Executive Search Firms Adapting to the New Normal

April 15, 2021 – 2020 was an unprecedented year in most respects, and a challenging year for many in the executive search industry. Senior executives across the sector, however, are generally optimistic in their outlook for the year we’re in now. According to two leading reports, one from Bullhorn and the other from Hunt Scanlon Media, optimism reigns supreme. According to Hunt Scanlon, 93 percent of recruiting leaders said they are expecting growth in 2021, while 80 percent are bullish on business prospects for the new year. A full 75 percent of search executives in the 2021 Hunt Scanlon Pulse Rankings survey said they expect full growth to return by June. Fifty-nine percent of those polled said they expected to meet their targets for 2021, while 41 percent said they would exceed targets set for the year.

Last year also saw a dramatic rise in the number of executive search firms employing a digital transformation strategy, according to Bullhorn‘s 2021 Global Recruitment Insights and Data (GRID), a survey of more than 2,000 recruitment professionals. Forty-three percent of global recruitment firms now have a digital transformation strategy in place, compared to 25 percent a year ago. Eighty-two percent of those firms with a strategy in place (and two-thirds of all respondents) said that COVID-19 directly caused them to adopt or ramp up their digital transformation efforts.

“Leading recruiting firms today are focused on digital transformation, a three-pronged journey that combines the digitization of huge volumes of data with automation and, eventually, artificial intelligence, to unlock new levels of productivity and truly transform the way businesses operate,” said Matt Fischer, president and chief technology officer at Bullhorn. “The challenges facing firms over the last year has underscored the need for this approach.”

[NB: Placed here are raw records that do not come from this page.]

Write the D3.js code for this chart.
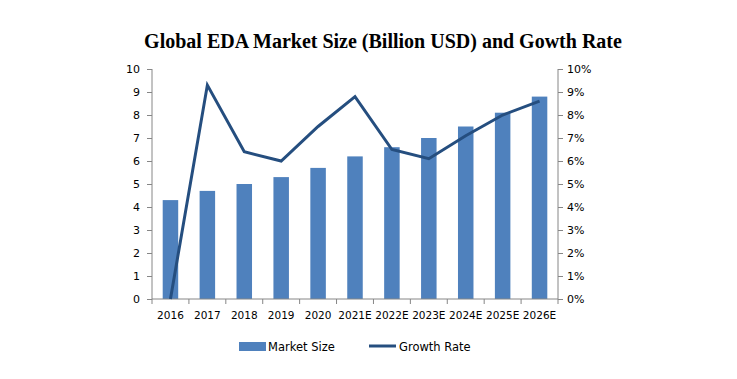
<!DOCTYPE html>
<html><head><meta charset="utf-8">
<script src="https://cdn.jsdelivr.net/npm/d3@7"></script>
<style>body{margin:0;background:#fff}</style>
</head><body>
<svg id="c" width="737" height="379"></svg>
<script>
const categories = ["2016","2017","2018","2019","2020","2021E","2022E","2023E","2024E","2025E","2026E"];
const marketSize = [4.3,4.7,5.0,5.3,5.7,6.2,6.6,7.0,7.5,8.1,8.8];
const growthRate = [0,9.3,6.4,6.0,7.5,8.8,6.5,6.1,7.1,8.0,8.6];
const leftTicks = [0,1,2,3,4,5,6,7,8,9,10];
const rightTicks = [0,1,2,3,4,5,6,7,8,9,10];
const titleText = "Global EDA Market Size (Billion USD) and Gowth Rate";

const svg = d3.select("#c");
const L = 152, R = 558, T = 69, B = 299;
const x = d3.scaleBand().domain(categories).range([L, R]).paddingInner(0.58).paddingOuter(0.29);
const xb = d3.scaleBand().domain(categories).range([L, R]);
const yL = d3.scaleLinear().domain([0,10]).range([B, T]);
const yR = d3.scaleLinear().domain([0,10]).range([B, T]);
const font = "Verdana, 'DejaVu Sans', sans-serif";
const axisCol = "#868686";

svg.append("text").attr("x", 383).attr("y", 48).attr("text-anchor","middle")
  .attr("font-family","'Liberation Serif','Times New Roman',serif").attr("font-weight","bold")
  .attr("font-size",20).attr("word-spacing",0).text(titleText);

// bars
svg.append("g").selectAll("rect").data(marketSize).join("rect")
  .attr("x",(d,i)=>x(categories[i])).attr("width",x.bandwidth())
  .attr("y",d=>yL(d)).attr("height",d=>B-yL(d)).attr("fill","#4F81BD");

// left axis
const gl = svg.append("g").attr("transform",`translate(${L},0)`)
  .call(d3.axisLeft(yL).tickValues(leftTicks).tickSize(5).tickPadding(7).tickFormat(d3.format("d")));
// right axis
const gr = svg.append("g").attr("transform",`translate(${R},0)`)
  .call(d3.axisRight(yR).tickValues(rightTicks).tickSize(5).tickPadding(4).tickFormat(d=>d+"%"));
// x axis
const gx = svg.append("g").attr("transform",`translate(0,${B})`)
  .call(d3.axisBottom(xb).tickSize(0).tickPadding(13));
gx.selectAll(".tick line").remove();
const bounds = categories.map(c=>xb(c)).concat([R]);
gx.append("g").selectAll("line").data(bounds).join("line")
  .attr("x1",d=>d).attr("x2",d=>d).attr("y1",0).attr("y2",5).attr("stroke",axisCol);

[gl,gr,gx].forEach(g=>{
  g.selectAll(".domain").attr("stroke",axisCol);
  g.selectAll(".tick line").attr("stroke",axisCol);
  g.selectAll("text").attr("font-family",font).attr("font-size",11).attr("fill","#000");
});
gx.selectAll("text").attr("font-size",10.5);
gl.select(".domain").attr("d",`M0,${T}V${B}`);
gr.select(".domain").attr("d",`M0,${T}V${B}`);
gx.select(".domain").attr("d",`M${L},0H${R}`);

// line
const line = d3.line().x((d,i)=>xb(categories[i])+xb.bandwidth()/2).y(d=>yR(d));
svg.append("path").datum(growthRate).attr("d",line).attr("fill","none")
  .attr("stroke","#254E7F").attr("stroke-width",3).attr("stroke-linejoin","miter");

// legend
const lg = svg.append("g").attr("font-family",font).attr("font-size",11.5);
lg.append("rect").attr("x",239).attr("y",342).attr("width",27).attr("height",9).attr("fill","#4F81BD");
lg.append("text").attr("x",268).attr("y",350.5).text("Market Size");
lg.append("line").attr("x1",369).attr("x2",396).attr("y1",346).attr("y2",346).attr("stroke","#254E7F").attr("stroke-width",3);
lg.append("text").attr("x",399).attr("y",350.5).text("Growth Rate");
</script>
</body></html>
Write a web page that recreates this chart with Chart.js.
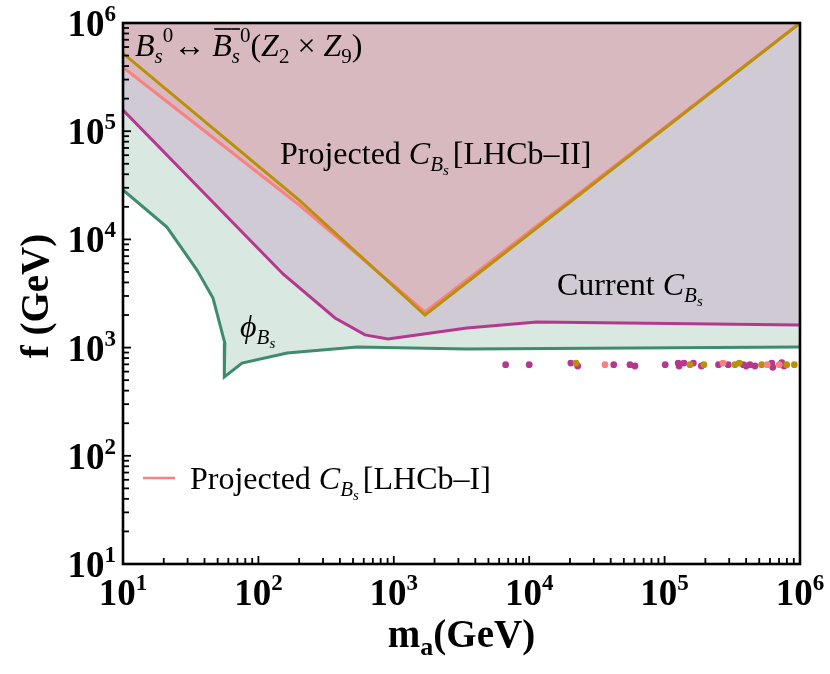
<!DOCTYPE html>
<html lang="en">
<head>
  <meta charset="UTF-8">
  <title>Bs mixing bounds</title>
  <script src="https://cdn.jsdelivr.net/npm/chart.js"></script>
  <style>
    body {
      margin: 0;
      background-color: #fff;
      overflow: hidden;
    }

    .chart-container {
      width: 830px;
      height: 674px;
    }
  </style>
</head>
<body>
  <div class="chart-container">
    <canvas id="boundsChart"></canvas>
  </div>

  <script>
    // Data (m_a in GeV, f in GeV)
    const goldX = [10, 200, 1700, 1e6];
    const goldY = [525000, 23100, 2000, 1e6];

    const pinkX = [10, 200, 1700, 1e6];
    const pinkY = [390000, 20800, 2140, 1e6];

    const magentaX = [10, 152, 368, 613, 906, 3470, 11400, 1e6];
    const magentaY = [157000, 4790, 1880, 1310, 1200, 1520, 1725, 1620];

    const greenX = [10, 21.1, 35.2, 46.2, 56.5, 56, 75.7, 163, 535, 3470, 1e6];
    const greenY = [28600, 13000, 5210, 2870, 1100, 535, 720, 891, 1013, 971, 1013];

    const magentaDotsX = [6700, 10000, 20300, 22800, 42100, 55500, 60400, 101000, 126000, 128000, 139000, 163000, 187000, 250000, 295000, 381000, 400000, 427000, 465000, 618000, 629000, 733000, 762000];
    const magentaDotsY = [695, 695, 720, 676, 695, 695, 676, 695, 720, 676, 720, 720, 676, 695, 695, 695, 676, 695, 676, 720, 658, 725, 676];
    const goldDotsX = [22200, 154000, 195000, 331000, 356000, 521000, 798000, 908000];
    const goldDotsY = [720, 695, 695, 695, 720, 695, 695, 695];
    const pinkDotsX = [36300, 270000, 573000, 703000];
    const pinkDotsY = [695, 720, 695, 695];

    const decades = [1, 2, 3, 4, 5, 6];

    // Colours
    const goldColor = "#b8900a";
    const pinkColor = "#f88282";
    const magentaColor = "#b5388f";
    const greenColor = "#3f8b6d";

    const SERIF = '"Liberation Serif", "DejaVu Serif", serif';
    const FS = 32;

    const toPoints = (xs, ys) => xs.map((x, i) => ({ x: x, y: ys[i] }));

    // Helper Functions
    // draws a run of text pieces, each with its own size / style / offset
    const drawRich = (ctx, x, y, parts) => {
      parts.forEach((p) => {
        ctx.font = (p.i ? "italic " : "") + (p.b ? "bold " : "") + p.s + "px " + SERIF;
        const w = ctx.measureText(p.t).width;
        ctx.fillText(p.t, x, y + (p.dy || 0));
        if (p.over) {
          ctx.save();
          ctx.lineWidth = 1.6;
          ctx.strokeStyle = ctx.fillStyle;
          ctx.beginPath();
          ctx.moveTo(x + p.over[0], y - 27);
          ctx.lineTo(x + w + p.over[1], y - 27);
          ctx.stroke();
          ctx.restore();
        }
        x += w + (p.gap || 0);
      });
      return x;
    };

    const richWidth = (ctx, parts) => {
      let w = 0;
      parts.forEach((p) => {
        ctx.font = (p.i ? "italic " : "") + (p.b ? "bold " : "") + p.s + "px " + SERIF;
        w += ctx.measureText(p.t).width + (p.gap || 0);
      });
      return w;
    };

    const CBs = [
      { t: "C", s: FS, i: true },
      { t: "B", s: 21, i: true, dy: 7 },
      { t: "s", s: 15, i: true, dy: 11, gap: 4 },
    ];

    const powerLabel = (e) => [
      { t: "10", s: 37, b: true },
      { t: String(e), s: 23, b: true, dy: -15 },
    ];

    const decorPlugin = {
      id: "decor",
      afterDraw(chart) {
        const { ctx, chartArea: a, scales } = chart;
        const xs = scales.x;
        const ys = scales.y;
        ctx.save();
        ctx.fillStyle = "#000";
        ctx.textBaseline = "alphabetic";
        ctx.textAlign = "left";

        // frame
        ctx.strokeStyle = "#000";
        ctx.lineWidth = 2.6;
        ctx.strokeRect(a.left, a.top, a.right - a.left, a.bottom - a.top);

        // inward ticks on left and bottom
        ctx.lineWidth = 1.8;
        decades.slice(0, 5).forEach((e) => {
          for (let m = 1; m <= 9; m++) {
            const v = m * Math.pow(10, e);
            const len = m === 1 ? 8 : 6;
            const px = xs.getPixelForValue(v);
            ctx.beginPath();
            ctx.moveTo(px, a.bottom);
            ctx.lineTo(px, a.bottom - len);
            ctx.stroke();
            const py = ys.getPixelForValue(v);
            ctx.beginPath();
            ctx.moveTo(a.left, py);
            ctx.lineTo(a.left + len, py);
            ctx.stroke();
          }
        });

        // tick labels
        decades.forEach((e) => {
          const parts = powerLabel(e);
          const w = richWidth(ctx, parts);
          const px = xs.getPixelForValue(Math.pow(10, e));
          drawRich(ctx, px - w / 2, a.bottom + 41, parts);
          const py = ys.getPixelForValue(Math.pow(10, e));
          drawRich(ctx, a.left - 7 - w, py + 13, parts);
        });

        // axis titles
        const xTitle = [
          { t: "m", s: 39, b: true },
          { t: "a", s: 26, b: true, dy: 8 },
          { t: "(GeV)", s: 39, b: true },
        ];
        const xw = richWidth(ctx, xTitle);
        drawRich(ctx, (a.left + a.right) / 2 - xw / 2, 647, xTitle);

        const yTitle = [{ t: "f (GeV)", s: 39, b: true }];
        const yw = richWidth(ctx, yTitle);
        ctx.save();
        ctx.translate(48, 296);
        ctx.rotate(-Math.PI / 2);
        drawRich(ctx, -yw / 2, 0, yTitle);
        ctx.restore();

        // annotations
        drawRich(ctx, 135, 56, [
          { t: "B", s: FS, i: true },
          { t: "s", s: 21, i: true, dy: 7 },
          { t: "0", s: 21, dy: -14 },
          { t: "\u2194", s: FS, gap: 7 },
          { t: "B", s: FS, i: true, over: [2, 0] },
          { t: "s", s: 21, i: true, dy: 7, over: [0, 0] },
          { t: "0", s: 21, dy: -14 },
          { t: "(", s: FS },
          { t: "Z", s: FS, i: true },
          { t: "2", s: 21, dy: 7 },
          { t: " \u00d7 ", s: FS },
          { t: "Z", s: FS, i: true },
          { t: "9", s: 21, dy: 7 },
          { t: ")", s: FS },
        ]);

        drawRich(ctx, 280, 164, [{ t: "Projected ", s: FS }, ...CBs, { t: "[LHCb\u2013II]", s: FS }]);
        drawRich(ctx, 557, 295, [{ t: "Current ", s: FS }, ...CBs]);
        drawRich(ctx, 240, 337, [
          { t: "\u03d5", s: FS, i: true },
          { t: "B", s: 21, i: true, dy: 7 },
          { t: "s", s: 15, i: true, dy: 11 },
        ]);

        // legend
        ctx.strokeStyle = pinkColor;
        ctx.lineWidth = 2.5;
        ctx.beginPath();
        ctx.moveTo(143, 478);
        ctx.lineTo(175, 478);
        ctx.stroke();
        drawRich(ctx, 190, 489, [{ t: "Projected ", s: FS }, ...CBs, { t: "[LHCb\u2013I]", s: FS }]);

        ctx.restore();
      },
    };

    // Initialize Chart
    const ctx = document.getElementById("boundsChart").getContext("2d");
    const chart = new Chart(ctx, {
      type: "line",
      data: {
        datasets: [
          {
            label: "gold",
            data: toPoints(goldX, goldY),
            borderColor: goldColor,
            borderWidth: 3,
            pointRadius: 0,
            fill: false,
            tension: 0,
          },
          {
            label: "Projected C_Bs [LHCb-I]",
            data: toPoints(pinkX, pinkY),
            borderColor: pinkColor,
            backgroundColor: "#d9b9c0",
            borderWidth: 3,
            pointRadius: 0,
            fill: "end",
            tension: 0,
          },
          {
            label: "Current C_Bs",
            data: toPoints(magentaX, magentaY),
            borderColor: magentaColor,
            backgroundColor: "#cfcad3",
            borderWidth: 3,
            pointRadius: 0,
            fill: "end",
            tension: 0,
          },
          {
            label: "phi_Bs",
            data: toPoints(greenX, greenY),
            borderColor: greenColor,
            backgroundColor: "#d9e8e1",
            borderWidth: 3,
            pointRadius: 0,
            fill: "end",
            tension: 0,
          },
          {
            type: "scatter",
            label: "pink dots",
            data: toPoints(pinkDotsX, pinkDotsY),
            backgroundColor: pinkColor,
            borderWidth: 0,
            pointRadius: 3.4,
          },
          {
            type: "scatter",
            label: "gold dots",
            data: toPoints(goldDotsX, goldDotsY),
            backgroundColor: goldColor,
            borderWidth: 0,
            pointRadius: 3.4,
          },
          {
            type: "scatter",
            label: "magenta dots",
            data: toPoints(magentaDotsX, magentaDotsY),
            backgroundColor: magentaColor,
            borderWidth: 0,
            pointRadius: 3.4,
          },
        ],
      },
      options: {
        responsive: true,
        maintainAspectRatio: false,
        animation: false,
        layout: {
          padding: { top: 23, right: 30, left: 0, bottom: 0 },
        },
        plugins: {
          legend: { display: false },
          tooltip: { enabled: false },
          filler: { propagate: false },
        },
        scales: {
          x: {
            type: "logarithmic",
            min: 10,
            max: 1e6,
            ticks: { display: false },
            grid: { display: false },
            border: { display: false },
            afterFit: (scale) => { scale.height = 110; },
          },
          y: {
            type: "logarithmic",
            min: 10,
            max: 1e6,
            ticks: { display: false },
            grid: { display: false },
            border: { display: false },
            afterFit: (scale) => { scale.width = 123; },
          },
        },
      },
      plugins: [decorPlugin],
    });
  </script>
</body>
</html>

Bullhorn asked respondents, “How do you expect revenue to change in 2021?” Seventy percent said they expected revenue to increase and just three percent expect a decrease. Firms that had a good year in 2020 were even more positive about their outlooks in 2021 (80 percent of these respondents expect an increase in revenue). Will agencies ramp up their investments in 2021? Roughly two-fifths of businesses plan to bolster their tech and operating budgets in the year ahead. Asked about changes in their business in the new year, search firms said they were most likely to invest in technology, with more than half of the respondents (54 percent) expecting to increase their budget for tech investments.

Customer Challenges

Building customer relationships is a top priority for search firms in 2021, but what’s standing in the way of that goal? While COVID-19 introduced some new complications into the mix, according to Bullhorn, many of the top challenges to winning and maintaining clients are all too familiar to recruitment firms. When Bullhorn asked respondents what their biggest obstacle was to winning new clients, nearly a third said client demand (hiring freezes or a lack of budget for staffing services). When asked what their biggest challenge was pertaining to their existing clients, respondents said changes to job requisitions — either reductions in volume or increasingly challenging asks. This accounted for more than half of reported answers as the biggest challenge when it comes to maintaining clients.

The search industry changed in 2021 in expected and unexpected ways. When asked what would be the one thing they could change about the search industry for the better, recruitment professionals overwhelmingly said they were concerned about the reputation of the industry, though some believe the negative reputation is merited. Client relationships came in a distant second. Respondents said they want better communication, more transparency, and better rates from clients.

The Impact of COVID-19 on the Recruitment Industry

It is hard to overstate the impact of COVID-19 on the recruitment industry. How will it impact the entire sector in 2021 and what will be the lasting legacy on the industry? A fifth of respondents believe the effect of COVID-19 on the unemployment rate will have the largest impact on the industry in 2021, but the majority of respondents still think they will have to contend with a talent shortage this year.

When asked what will be the largest impact from COVID-19 on the way recruiting businesses operate, respondents largely pointed to remote work. Remote recruiting (31 percent), reduced office space use (24 percent), and remote onboarding (23 percent) were the three most chosen impacts. What will be the largest impact from COVID-19 on the staffing and recruitment industry at large? Since COVID-19, respondents have reported placing candidates in remote roles they never before dreamed possible.

Training and Technology

Recruiting technology is a substantial investment, but the majority of businesses expressed adoption woes. While many of the obstacles that prevent adoption are internal (lack of time and high turnover), the most common explanation falls on the vendor: limited training.

When Bullhorn asked respondents how they would evaluate their team’s adoption of staffing technology, just 16 percent reported full adoption of their staffing technology. Last year, one-fifth of respondents reported full adoption, suggesting remote workplaces have had a possible effect on adoption.

Bullhorn also asked what the top obstacle was preventing internal adoption of their staffing technology and why businesses weren’t making better use of their recruiting technology. For the second year in a row, teams across all segments and sizes reported that a lack of training was the culprit: training-related reasons account for half of all responses. If limitations are preventing adoption, it might be time to consider a change in technology. However, one-quarter of respondents have either never changed recruiting technology providers or haven’t changed in a decade.